A New Brand Steps Into Streetwear’s Most Demanding Stage
When Skylrk opened its first physical space in Tokyo, the move felt less like a retail experiment and more like a declaration of intent. Justin Bieber’s new footwear and lifestyle brand chose Harajuku, a discerning fashion district, as its debut site. The choice underscores a clear ambition: to enter the culture not through volume or celebrity alone, but by competing on the very turf that shaped modern streetwear. Lines stretched for blocks. Fans documented every detail online. The pop-up became a case study in how geography can amplify global perception.
Tokyo’s fashion neighborhoods operate almost like cultural litmus tests. Brands that resonate there gain instant equity abroad, and those that fail rarely recover momentum. By positioning its first activation in Harajuku, Skylrk signaled that it intends to be evaluated by streetwear’s highest standards rather than rely solely on its star power. This calculated risk suggests a brand willing to perform in an arena where authenticity, design credibility, and innovation matter as much as fame.
Where Scarcity Turns Into Global Media
The four-day window for the Skylrk pop-up was engineered to compress demand into a concentrated burst. Consumers queued for hours, transforming the streets around the store into a visual symbol of hype. These lines, shared endlessly on social media, created an amplification loop that extended the brand’s reach far beyond Japan. Rather than a traditional store opening, the activation behaved more like a limited-time spectacle, a retail event built to generate cultural chatter.
Scarcity played an essential role. The Tokyo-exclusive items added a collector dynamic that resonated with local consumers and fans watching from afar. Each product purchase became a moment worth documenting. Every shared clip of the crowd gave the impression of a cultural happening. By turning foot traffic into content, Skylrk showed how physical retail can fuel digital storytelling—especially when the audience is already primed for participation.
Innovation as a Narrative Engine
What truly elevated the Tokyo debut was the introduction of Earth Bender, Skylrk’s first 3D-printed shoe. This technological centerpiece reframed the pop-up from a celebrity brand drop into an innovation story. The futuristic silhouette, echoing performance-sport influences, gave the brand a product capable of standing alongside established industry players. It also provided media with a headline that extended interest beyond fandom circles and into fashion, design, and tech publications.
Launching Earth Bender in Japan carried symbolic weight. Tokyo’s sneaker culture has long embraced experimental forms and material exploration, making it a fitting environment for unveiling a shoe that pushes the boundaries of manufacturing. The product became a proof point that Skylrk isn’t relying solely on Bieber’s name; it is attempting to stake a claim in design innovation. For a young brand, anchoring its identity in a breakthrough product creates credibility that celebrity ventures often struggle to achieve.

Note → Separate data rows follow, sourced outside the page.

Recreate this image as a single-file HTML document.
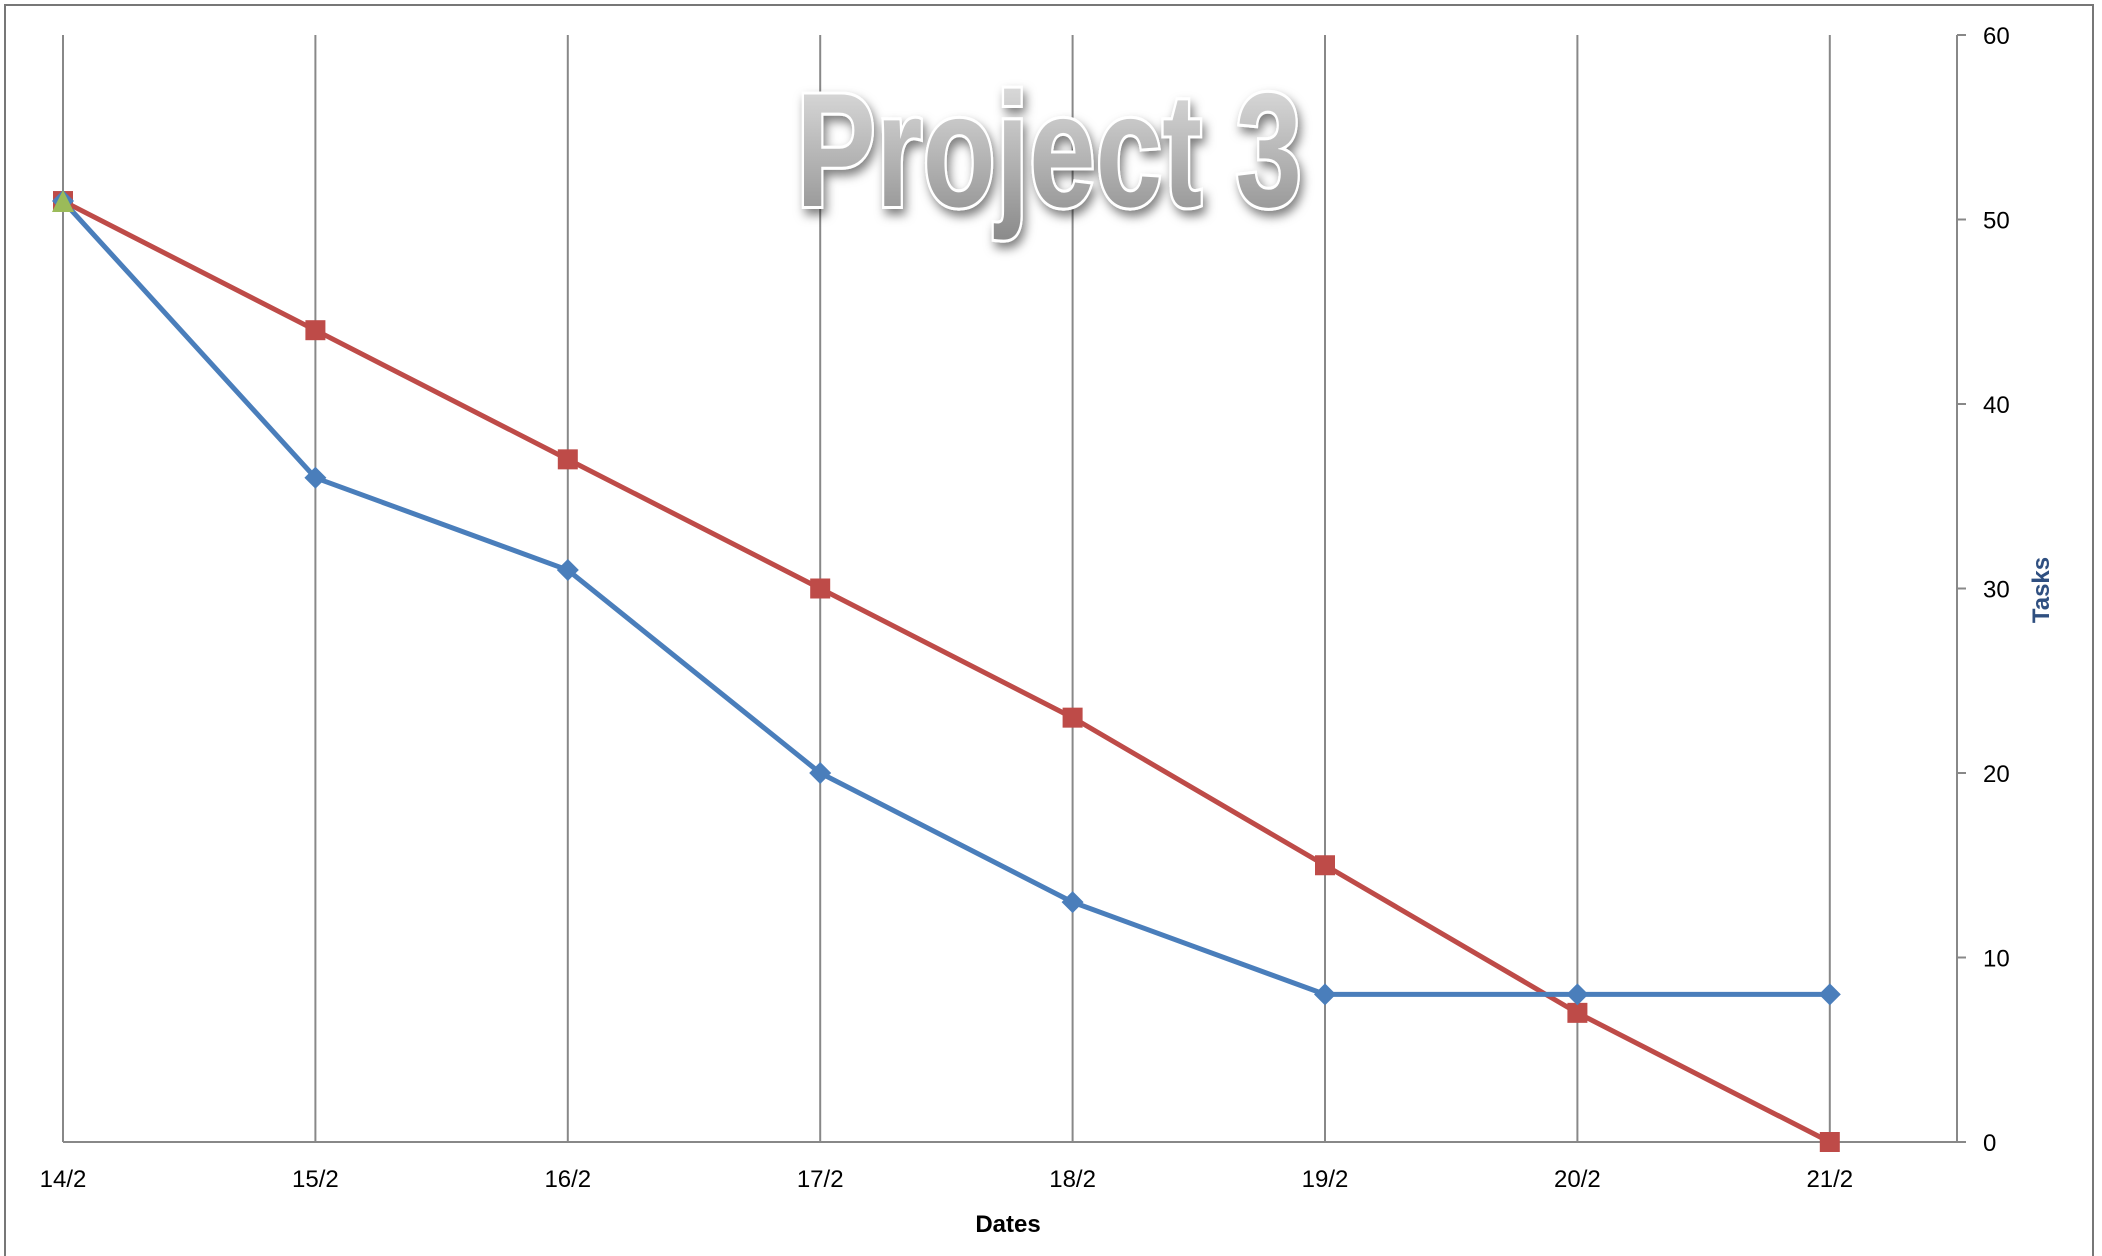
<!DOCTYPE html>
<html><head><meta charset="utf-8"><style>
html,body{margin:0;padding:0;background:#fff;}
svg{display:block;font-family:"Liberation Sans",sans-serif;}
</style></head><body>
<svg id="chart" width="2102" height="1256" viewBox="0 0 2102 1256">
<defs>
<linearGradient id="tg" x1="0" y1="0" x2="0" y2="1">
<stop offset="0" stop-color="#e6e6e6"/><stop offset="1" stop-color="#8a8a8a"/>
</linearGradient>
<filter id="sh" x="-10%" y="-20%" width="120%" height="150%">
<feDropShadow dx="3" dy="6" stdDeviation="5" flood-color="#000" flood-opacity="0.5"/>
</filter>
</defs>
<rect x="5" y="5" width="2088" height="1260" fill="#fff" stroke="#777" stroke-width="2"/>
<g id="grid"></g>
<g id="series"></g>
<g id="labels"></g>
<text x="1049" y="206" text-anchor="middle" font-size="162" font-weight="bold" textLength="506" lengthAdjust="spacingAndGlyphs" fill="url(#tg)" stroke="#fff" stroke-width="6" paint-order="stroke" filter="url(#sh)">Project 3</text>
<text x="1008" y="1232" text-anchor="middle" font-size="24" font-weight="bold" fill="#000">Dates</text>
<text transform="translate(2049,590) rotate(-90)" text-anchor="middle" font-size="24" font-weight="bold" fill="#2f4f80">Tasks</text>
</svg>
<script>
const categories = ["14/2","15/2","16/2","17/2","18/2","19/2","20/2","21/2"];
const idealValues = [51,44,37,30,23,15,7,0];
const actualValues = [51,36,31,20,13,8,8,8];
const startValues = [51];
const yTicks = [0,10,20,30,40,50,60];

const NS="http://www.w3.org/2000/svg";
const x0=63, dx=252.4, yBase=1142, yTop=35, yMax=60, axisRight=1957;
function xs(i){return x0+i*dx;}
function ys(v){return yBase-(v/yMax)*(yBase-yTop);}
function mk(tag,attrs,parent){const e=document.createElementNS(NS,tag);for(const k in attrs)e.setAttribute(k,attrs[k]);parent.appendChild(e);return e;}
const grid=document.getElementById('grid'), ser=document.getElementById('series'), lab=document.getElementById('labels');

categories.forEach((c,i)=>{
  const l=mk('line',{x1:xs(i),x2:xs(i),y1:yTop,y2:yBase,stroke:'#888','stroke-width':2},grid);
  
  
  const t=mk('text',{x:xs(i),y:yBase+45,'text-anchor':'middle','font-size':24,fill:'#000'},lab);
  t.textContent=c;
  
  
});
const xa=mk('line',{x1:x0,x2:axisRight,y1:yBase,y2:yBase,stroke:'#888','stroke-width':2},grid);


const ya=mk('line',{x1:axisRight,x2:axisRight,y1:yTop,y2:yBase,stroke:'#888','stroke-width':2},grid);


yTicks.forEach(v=>{
  mk('line',{x1:axisRight,x2:axisRight+9,y1:ys(v),y2:ys(v),stroke:'#888','stroke-width':2},grid);
  const t=mk('text',{x:1983,y:ys(v)+9,'font-size':24,fill:'#000'},lab);
  t.textContent=v;
  
  
});

function line(vals,color,name){
  const p=mk('polyline',{points:vals.map((v,i)=>xs(i)+','+ys(v)).join(' '),fill:'none',stroke:color,'stroke-width':5,'stroke-linejoin':'round'},ser);
  
  
}
line(idealValues,'#be4b48','ideal-line');
line(actualValues,'#4a7ebb','actual-line');
idealValues.forEach((v,i)=>{
  const r=mk('rect',{x:xs(i)-10,y:ys(v)-10,width:20,height:20,fill:'#be4b48'},ser);
  
  
});
actualValues.forEach((v,i)=>{
  const x=xs(i),y=ys(v);
  const d=mk('polygon',{points:`${x},${y-11} ${x+11},${y} ${x},${y+11} ${x-11},${y}`,fill:'#4a7ebb'},ser);
  
  
});
startValues.forEach((v,i)=>{
  const x=xs(i),y=ys(v);
  const t=mk('polygon',{points:`${x},${y-11} ${x+11},${y+11} ${x-11},${y+11}`,fill:'#9bbb59'},ser);
  
  
});
</script>
</body></html>
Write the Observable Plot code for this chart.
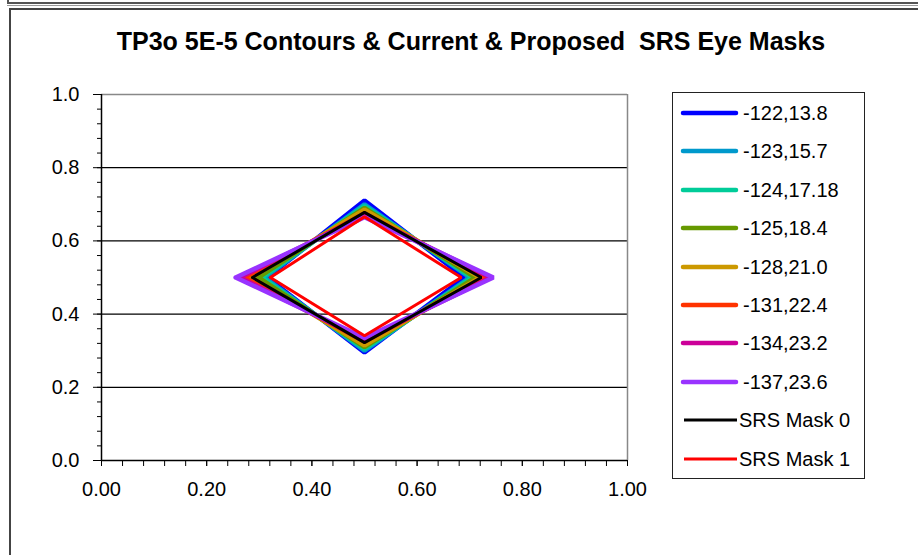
<!DOCTYPE html>
<html><head><meta charset="utf-8">
<script src="https://cdn.jsdelivr.net/npm/d3@7"></script>
<script src="https://cdn.jsdelivr.net/npm/@observablehq/plot@0.6"></script>
<style>
html,body{margin:0;padding:0;background:#fff;}
body{width:918px;height:555px;overflow:hidden;position:relative;font-family:"Liberation Sans",Arial,sans-serif;color:#000;}
.abs{position:absolute;}
#title{left:21px;width:900px;top:26px;text-align:center;font-weight:bold;font-size:25px;line-height:30px;white-space:nowrap;}
#legend{left:672px;top:92px;width:191px;height:385px;border:1.5px solid #222;background:#fff;}
.row{position:absolute;left:0;height:30px;}
.row span{position:absolute;top:0;line-height:30px;font-size:20px;white-space:nowrap;}
</style></head><body>
<div class="abs" style="left:7px;top:0;width:2px;height:4px;background:#555"></div>
<div class="abs" style="left:7px;top:2px;width:911px;height:2px;background:#555"></div>
<div class="abs" style="left:7px;top:5px;width:911px;height:1px;background:#999"></div>
<div class="abs" style="left:9px;top:8px;width:909px;height:2px;background:#444"></div>
<div class="abs" style="left:9px;top:8px;width:2px;height:547px;background:#444"></div>
<div id="title" class="abs">TP3o 5E-5 Contours &amp; Current &amp; Proposed&nbsp; SRS Eye Masks</div>
<div id="plot" class="abs" style="left:0;top:0;"></div>
<div id="legend" class="abs"></div>
<script>
// Series (legend order = draw order)
const seriesNames = ["-122,13.8", "-123,15.7", "-124,17.18", "-125,18.4", "-128,21.0", "-131,22.4", "-134,23.2", "-137,23.6", "SRS Mask 0", "SRS Mask 1"];
const seriesColors = ["#0000FF", "#0099CC", "#00CC99", "#669900", "#CC9900", "#FF3300", "#CC0099", "#9933FF", "#000000", "#FF0000"];
const isMask = [false, false, false, false, false, false, false, false, true, true];
// Eye diamond vertices: left / right x at y = centre, top / bottom y at x = centre
const eyeCenterX = 0.5;
const eyeCenterY = 0.5;
const eyeLeft   = [0.315, 0.310, 0.305, 0.298, 0.285, 0.272, 0.263, 0.255, 0.287, 0.321];
const eyeRight  = [0.690, 0.700, 0.705, 0.711, 0.720, 0.730, 0.740, 0.745, 0.722, 0.684];
const eyeTop    = [0.710, 0.700, 0.695, 0.690, 0.685, 0.675, 0.670, 0.665, 0.678, 0.666];
const eyeBottom = [0.295, 0.300, 0.305, 0.310, 0.315, 0.325, 0.330, 0.335, 0.322, 0.341];
// Axis ticks
const xTickLabels = [0, 0.2, 0.4, 0.6, 0.8, 1.0];
const yTickLabels = [0, 0.2, 0.4, 0.6, 0.8, 1.0];
const gridValues = [0.2, 0.4, 0.6, 0.8];
const minorTicks = [0,0.04,0.08,0.12,0.16,0.2,0.24,0.28,0.32,0.36,0.4,0.44,0.48,0.52,0.56,0.6,0.64,0.68,0.72,0.76,0.8,0.84,0.88,0.92,0.96,1.0];

const rows = [];
seriesNames.forEach((name, i) => {
  const pts = [[eyeLeft[i], eyeCenterY], [eyeCenterX, eyeTop[i]], [eyeRight[i], eyeCenterY], [eyeCenterX, eyeBottom[i]], [eyeLeft[i], eyeCenterY]];
  pts.forEach(([x, y]) => rows.push({series: name, mask: isMask[i], x, y}));
});
const contourRows = rows.filter(d => !d.mask);
const maskRows = rows.filter(d => d.mask);

const chart = Plot.plot({
  width: 660, height: 520,
  marginLeft: 101, marginRight: 33, marginTop: 94, marginBottom: 60,
  x: {domain: [0, 1]},
  y: {domain: [0, 1]},
  color: {domain: seriesNames, range: seriesColors},
  style: {fontFamily: "'Liberation Sans', Arial, sans-serif", fontSize: "20px", color: "#000", background: "transparent", overflow: "visible"},
  marks: [
    Plot.ruleY(gridValues, {stroke: "#000", strokeWidth: 1.2}),
    Plot.ruleY([1], {stroke: "#888", strokeWidth: 1.5}),
    Plot.ruleX([1], {stroke: "#888", strokeWidth: 1.5}),
    Plot.axisY(minorTicks, {tickSize: 4, tickFormat: () => "", label: null, stroke: "#000"}),
    Plot.axisY(yTickLabels, {tickSize: 8, tickPadding: 14, tickFormat: d3.format(".1f"), label: null, fontSize: 20, stroke: "#000"}),
    Plot.axisX(minorTicks, {tickSize: 6, tickFormat: () => "", label: null, stroke: "#000"}),
    Plot.axisX(xTickLabels, {tickSize: 6, tickPadding: 15, tickFormat: d3.format(".2f"), label: null, fontSize: 20, stroke: "#000"}),
    Plot.ruleX([0], {stroke: "#000", strokeWidth: 1.5}),
    Plot.ruleY([0], {stroke: "#000", strokeWidth: 1.5}),
    Plot.line(contourRows, {x: "x", y: "y", z: "series", stroke: "series", strokeWidth: 4.5, strokeLinejoin: "miter", curve: "linear"}),
    Plot.line(maskRows, {x: "x", y: "y", z: "series", stroke: "series", strokeWidth: 3, strokeLinejoin: "miter", curve: "linear"})
  ]
});
document.getElementById("plot").appendChild(chart);

// Legend
const legend = document.getElementById("legend");
const rowStep = 38.4;
seriesNames.forEach((name, i) => {
  const row = document.createElement("div");
  row.className = "row";
  row.style.top = (20 + i * rowStep - 15) + "px";
  row.style.width = "190px";
  const x1 = isMask[i] ? 11 : 10, x2 = isMask[i] ? 64 : 63;
  const sw = isMask[i] ? 3 : 4.5;
  row.innerHTML = `<svg width="70" height="30" style="position:absolute;left:0;top:0"><line x1="${x1}" x2="${x2}" y1="15" y2="15" stroke="${seriesColors[i]}" stroke-width="${sw}" stroke-linecap="${isMask[i] ? 'butt' : 'round'}"/></svg><span style="left:${isMask[i] ? 66 : 70}px">${name}</span>`;
  legend.appendChild(row);
});
</script>
</body></html>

The Power of Couple Branding and Emotional Proximity
While innovation and scarcity shaped the retail narrative, the emotional layer of Skylrk’s brand story traveled globally through Justin and Hailey Bieber’s presence. Their appearances, behind-the-scenes content, and the introduction of a Hailey-designed colorway reinforced the sense that Skylrk is built from personal expression, not just commercial ambition. This relational angle humanized the brand and offered fans a gateway into its creative world.
In Japan, especially, where celebrity culture intersects strongly with fashion consumption, the blend of intimacy and aspiration proved potent. The couple’s image offered a soft aesthetic contrast to the bold shoe designs, allowing the brand to exist in both hype-driven and lifestyle-driven spaces. This dual appeal broadened its cultural reach and deepened the emotional stakes of the launch.
Japan as a Global Influence Machine
The Tokyo activation shows how a local event can scale globally when designed with cultural resonance in mind. Skylrk leveraged Japan not as a test market but as a symbolic stage—one where expectations are high, the fashion vocabulary is sophisticated, and consumer appetite for novelty is near-unmatched. By succeeding in this environment, the brand created a halo effect that now extends across markets, with its next move now under scrutiny.
Moreover, the pop-up revealed how product innovation, celebrity storytelling, and strategic geography can converge to shape early brand identity. In a saturated streetwear landscape, authenticity is no longer asserted; it must be earned. Skylrk’s choice to debut in Japan, supported by a narrative that blends design credibility, emotional intimacy, and limited-edition hype, suggests a brand intent on building longevity rather than chasing fast-cycle trends.
A Blueprint for the Next Wave of Celebrity Brands
Skylrk’s Tokyo moment illustrates a shift in how celebrity-led brands enter the market. Success no longer depends on broad distribution or mass visibility. Instead, it is built on meaningful cultural alignment, strategic physical touchpoints, and products that can sustain scrutiny beyond the spotlight. As other celebrities explore brand building, Skylrk’s move provides a roadmap: start where credibility is hardest to win and let the world come to you.